Rent Contributing to Tenants Credit Scores
More progress is expected today in the passage of a Bill which will allow good tenants credit scores to count towards their creditworthiness.
The Creditworthiness Assessment Bill – started in the House of Lords by Big Issue founder Lord Bird – today gets a Second Reading in the House of Commons.
Currently rental payments of the UK’s 11m renters do not contribute to their creditworthiness in the same way as, for example, mortgage payments.
Substantial numbers of lettings bodies like NALS and credit organisations such as Experian are broadly in favour of the proposal.
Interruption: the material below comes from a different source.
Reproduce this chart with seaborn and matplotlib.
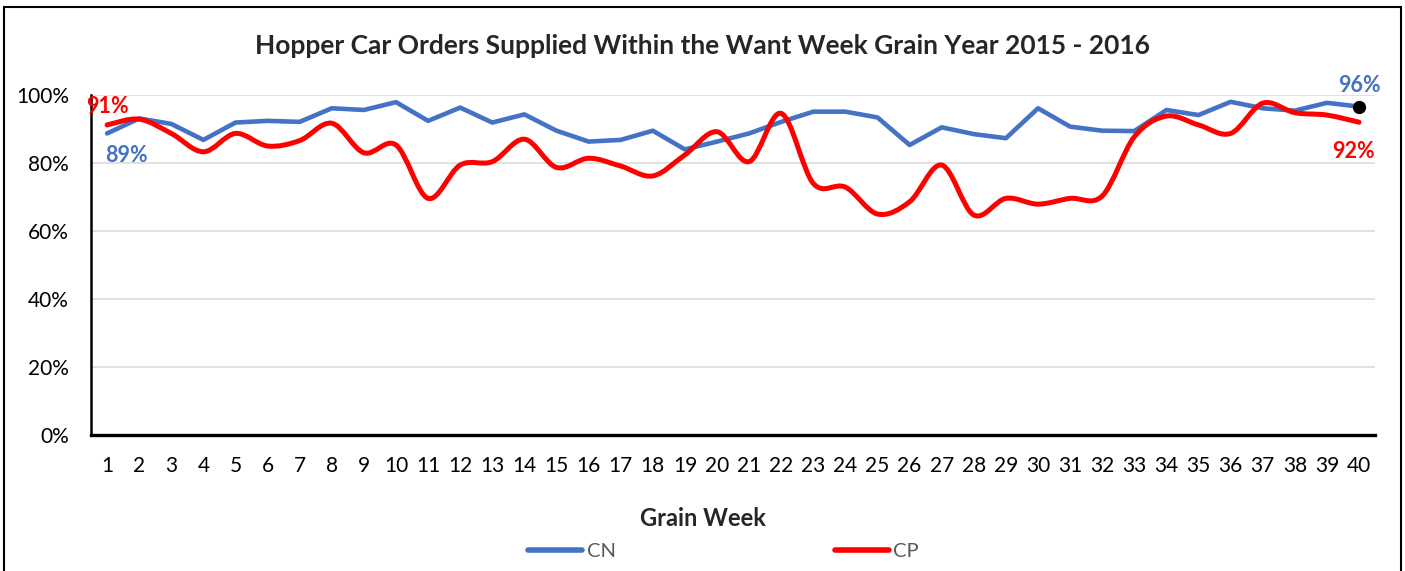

Today’s debate in the Commons comes as data from consumer research company Equifax suggests the principle of rent contributing to tenants credit scores has won the support of 80 per cent of the British public.
A survey conducted with YouGov shows 48 per cent of tenants never expecting to own their own home, with almost half of them blaming the size of the deposit as being the chief obstacle.
When asked to imagine they were buying a house, 29 per cent of renters said they would expect to be able to get a mortgage with payments similar to their current monthly rental payments, while a quarter believe they could access a mortgage with monthly payments higher than their rental payments.
Homeowners are much more confident they’ll be able to get credit than renters – in the same survey, 41 per cent of owners expected it to be very easy, compared to 11 per cent of tenants.
Nearly a third of renters have been turned down for credit, compared to just 14 per cent of home owners.
For renters who’ve been denied credit, almost half were told by lenders that they didn’t have a high enough credit score.